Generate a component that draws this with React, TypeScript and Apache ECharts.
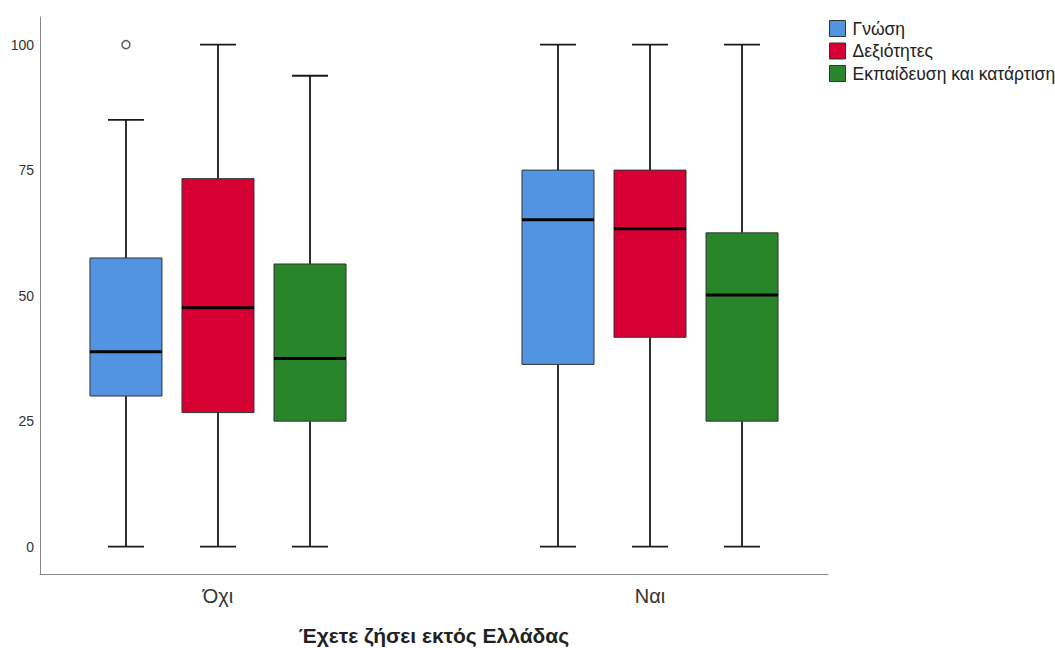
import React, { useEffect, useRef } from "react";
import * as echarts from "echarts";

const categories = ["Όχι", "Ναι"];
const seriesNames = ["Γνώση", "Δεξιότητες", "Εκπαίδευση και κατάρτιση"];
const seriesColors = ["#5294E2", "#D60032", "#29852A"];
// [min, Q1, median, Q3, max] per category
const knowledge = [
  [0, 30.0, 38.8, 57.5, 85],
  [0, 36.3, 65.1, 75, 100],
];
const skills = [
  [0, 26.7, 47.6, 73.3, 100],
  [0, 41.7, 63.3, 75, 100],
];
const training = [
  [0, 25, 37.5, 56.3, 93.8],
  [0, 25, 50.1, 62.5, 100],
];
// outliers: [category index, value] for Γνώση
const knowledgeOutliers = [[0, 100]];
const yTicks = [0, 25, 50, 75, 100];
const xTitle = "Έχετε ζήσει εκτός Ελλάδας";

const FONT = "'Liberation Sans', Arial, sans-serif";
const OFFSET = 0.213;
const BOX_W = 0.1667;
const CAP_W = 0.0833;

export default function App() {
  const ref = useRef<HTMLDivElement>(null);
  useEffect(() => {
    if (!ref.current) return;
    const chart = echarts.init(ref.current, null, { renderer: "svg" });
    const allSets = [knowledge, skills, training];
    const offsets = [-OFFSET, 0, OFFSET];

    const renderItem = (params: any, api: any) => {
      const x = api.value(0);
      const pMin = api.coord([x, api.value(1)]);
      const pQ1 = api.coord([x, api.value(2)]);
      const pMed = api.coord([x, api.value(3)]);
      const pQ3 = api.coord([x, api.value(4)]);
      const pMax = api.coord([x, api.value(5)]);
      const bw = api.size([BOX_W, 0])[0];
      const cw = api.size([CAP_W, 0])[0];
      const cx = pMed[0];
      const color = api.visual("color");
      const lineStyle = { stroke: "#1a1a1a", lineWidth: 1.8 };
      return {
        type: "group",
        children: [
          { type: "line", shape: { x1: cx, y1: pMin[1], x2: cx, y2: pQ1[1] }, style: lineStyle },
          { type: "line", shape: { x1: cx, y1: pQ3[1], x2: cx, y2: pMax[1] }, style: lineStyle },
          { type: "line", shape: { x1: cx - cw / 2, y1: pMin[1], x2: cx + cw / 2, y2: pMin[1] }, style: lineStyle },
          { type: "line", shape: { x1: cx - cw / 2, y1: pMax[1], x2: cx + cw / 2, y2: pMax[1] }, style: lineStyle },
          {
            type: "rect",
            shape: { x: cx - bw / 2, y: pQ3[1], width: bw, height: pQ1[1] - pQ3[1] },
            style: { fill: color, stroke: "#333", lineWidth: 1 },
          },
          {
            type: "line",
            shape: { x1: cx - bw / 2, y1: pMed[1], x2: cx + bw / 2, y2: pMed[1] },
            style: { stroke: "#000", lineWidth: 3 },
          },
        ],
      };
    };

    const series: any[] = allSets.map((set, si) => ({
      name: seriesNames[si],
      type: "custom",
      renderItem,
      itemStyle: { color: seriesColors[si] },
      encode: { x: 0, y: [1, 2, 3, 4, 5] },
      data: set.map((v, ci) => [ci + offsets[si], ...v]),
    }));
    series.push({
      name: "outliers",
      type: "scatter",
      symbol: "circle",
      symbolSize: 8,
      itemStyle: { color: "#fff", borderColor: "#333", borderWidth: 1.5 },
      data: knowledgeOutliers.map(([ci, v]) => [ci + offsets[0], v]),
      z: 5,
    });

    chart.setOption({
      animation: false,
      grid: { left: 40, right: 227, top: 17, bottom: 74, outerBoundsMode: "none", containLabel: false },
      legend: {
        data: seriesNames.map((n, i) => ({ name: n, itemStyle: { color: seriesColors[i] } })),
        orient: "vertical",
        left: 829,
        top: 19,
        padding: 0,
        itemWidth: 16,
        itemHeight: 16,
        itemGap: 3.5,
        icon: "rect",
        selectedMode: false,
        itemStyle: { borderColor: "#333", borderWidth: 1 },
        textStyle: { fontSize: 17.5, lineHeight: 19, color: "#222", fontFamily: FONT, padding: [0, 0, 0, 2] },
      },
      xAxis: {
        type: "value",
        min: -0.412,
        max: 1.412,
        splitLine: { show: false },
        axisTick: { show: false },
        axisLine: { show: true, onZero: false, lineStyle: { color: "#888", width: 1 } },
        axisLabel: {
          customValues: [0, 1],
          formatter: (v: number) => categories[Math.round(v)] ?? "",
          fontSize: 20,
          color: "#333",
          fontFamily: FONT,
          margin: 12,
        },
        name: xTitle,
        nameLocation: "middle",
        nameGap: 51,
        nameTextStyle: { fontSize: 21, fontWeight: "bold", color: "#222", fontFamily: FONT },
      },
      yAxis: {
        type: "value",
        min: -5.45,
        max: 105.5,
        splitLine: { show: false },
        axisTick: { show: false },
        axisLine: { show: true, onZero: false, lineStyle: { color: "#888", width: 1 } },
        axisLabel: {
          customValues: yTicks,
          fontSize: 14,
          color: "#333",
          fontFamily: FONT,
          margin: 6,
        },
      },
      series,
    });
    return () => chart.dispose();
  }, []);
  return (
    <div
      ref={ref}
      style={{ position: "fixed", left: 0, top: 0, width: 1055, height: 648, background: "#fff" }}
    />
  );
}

• **Task details**: Write out each line again precisely as it appears, skipping every picture.

• **Worked answer**:
Generate a component that draws this with React, TypeScript and Apache ECharts.
import React, { useEffect, useRef } from "react";
import * as echarts from "echarts";

const categories = ["Όχι", "Ναι"];
const seriesNames = ["Γνώση", "Δεξιότητες", "Εκπαίδευση και κατάρτιση"];
const seriesColors = ["#5294E2", "#D60032", "#29852A"];
// [min, Q1, median, Q3, max] per category
const knowledge = [
  [0, 30.0, 38.8, 57.5, 85],
  [0, 36.3, 65.1, 75, 100],
];
const skills = [
  [0, 26.7, 47.6, 73.3, 100],
  [0, 41.7, 63.3, 75, 100],
];
const training = [
  [0, 25, 37.5, 56.3, 93.8],
  [0, 25, 50.1, 62.5, 100],
];
// outliers: [category index, value] for Γνώση
const knowledgeOutliers = [[0, 100]];
const yTicks = [0, 25, 50, 75, 100];
const xTitle = "Έχετε ζήσει εκτός Ελλάδας";

const FONT = "'Liberation Sans', Arial, sans-serif";
const OFFSET = 0.213;
const BOX_W = 0.1667;
const CAP_W = 0.0833;

export default function App() {
  const ref = useRef<HTMLDivElement>(null);
  useEffect(() => {
    if (!ref.current) return;
    const chart = echarts.init(ref.current, null, { renderer: "svg" });
    const allSets = [knowledge, skills, training];
    const offsets = [-OFFSET, 0, OFFSET];

    const renderItem = (params: any, api: any) => {
      const x = api.value(0);
      const pMin = api.coord([x, api.value(1)]);
      const pQ1 = api.coord([x, api.value(2)]);
      const pMed = api.coord([x, api.value(3)]);
      const pQ3 = api.coord([x, api.value(4)]);
      const pMax = api.coord([x, api.value(5)]);
      const bw = api.size([BOX_W, 0])[0];
      const cw = api.size([CAP_W, 0])[0];
      const cx = pMed[0];
      const color = api.visual("color");
      const lineStyle = { stroke: "#1a1a1a", lineWidth: 1.8 };
      return {
        type: "group",
        children: [
          { type: "line", shape: { x1: cx, y1: pMin[1], x2: cx, y2: pQ1[1] }, style: lineStyle },
          { type: "line", shape: { x1: cx, y1: pQ3[1], x2: cx, y2: pMax[1] }, style: lineStyle },
          { type: "line", shape: { x1: cx - cw / 2, y1: pMin[1], x2: cx + cw / 2, y2: pMin[1] }, style: lineStyle },
          { type: "line", shape: { x1: cx - cw / 2, y1: pMax[1], x2: cx + cw / 2, y2: pMax[1] }, style: lineStyle },
          {
            type: "rect",
            shape: { x: cx - bw / 2, y: pQ3[1], width: bw, height: pQ1[1] - pQ3[1] },
            style: { fill: color, stroke: "#333", lineWidth: 1 },
          },
          {
            type: "line",
            shape: { x1: cx - bw / 2, y1: pMed[1], x2: cx + bw / 2, y2: pMed[1] },
            style: { stroke: "#000", lineWidth: 3 },
          },
        ],
      };
    };

    const series: any[] = allSets.map((set, si) => ({
      name: seriesNames[si],
      type: "custom",
      renderItem,
      itemStyle: { color: seriesColors[si] },
      encode: { x: 0, y: [1, 2, 3, 4, 5] },
      data: set.map((v, ci) => [ci + offsets[si], ...v]),
    }));
    series.push({
      name: "outliers",
      type: "scatter",
      symbol: "circle",
      symbolSize: 8,
      itemStyle: { color: "#fff", borderColor: "#333", borderWidth: 1.5 },
      data: knowledgeOutliers.map(([ci, v]) => [ci + offsets[0], v]),
      z: 5,
    });

    chart.setOption({
      animation: false,
      grid: { left: 40, right: 227, top: 17, bottom: 74, outerBoundsMode: "none", containLabel: false },
      legend: {
        data: seriesNames.map((n, i) => ({ name: n, itemStyle: { color: seriesColors[i] } })),
        orient: "vertical",
        left: 829,
        top: 19,
        padding: 0,
        itemWidth: 16,
        itemHeight: 16,
        itemGap: 3.5,
        icon: "rect",
        selectedMode: false,
        itemStyle: { borderColor: "#333", borderWidth: 1 },
        textStyle: { fontSize: 17.5, lineHeight: 19, color: "#222", fontFamily: FONT, padding: [0, 0, 0, 2] },
      },
      xAxis: {
        type: "value",
        min: -0.412,
        max: 1.412,
        splitLine: { show: false },
        axisTick: { show: false },
        axisLine: { show: true, onZero: false, lineStyle: { color: "#888", width: 1 } },
        axisLabel: {
          customValues: [0, 1],
          formatter: (v: number) => categories[Math.round(v)] ?? "",
          fontSize: 20,
          color: "#333",
          fontFamily: FONT,
          margin: 12,
        },
        name: xTitle,
        nameLocation: "middle",
        nameGap: 51,
        nameTextStyle: { fontSize: 21, fontWeight: "bold", color: "#222", fontFamily: FONT },
      },
      yAxis: {
        type: "value",
        min: -5.45,
        max: 105.5,
        splitLine: { show: false },
        axisTick: { show: false },
        axisLine: { show: true, onZero: false, lineStyle: { color: "#888", width: 1 } },
        axisLabel: {
          customValues: yTicks,
          fontSize: 14,
          color: "#333",
          fontFamily: FONT,
          margin: 6,
        },
      },
      series,
    });
    return () => chart.dispose();
  }, []);
  return (
    <div
      ref={ref}
      style={{ position: "fixed", left: 0, top: 0, width: 1055, height: 648, background: "#fff" }}
    />
  );
}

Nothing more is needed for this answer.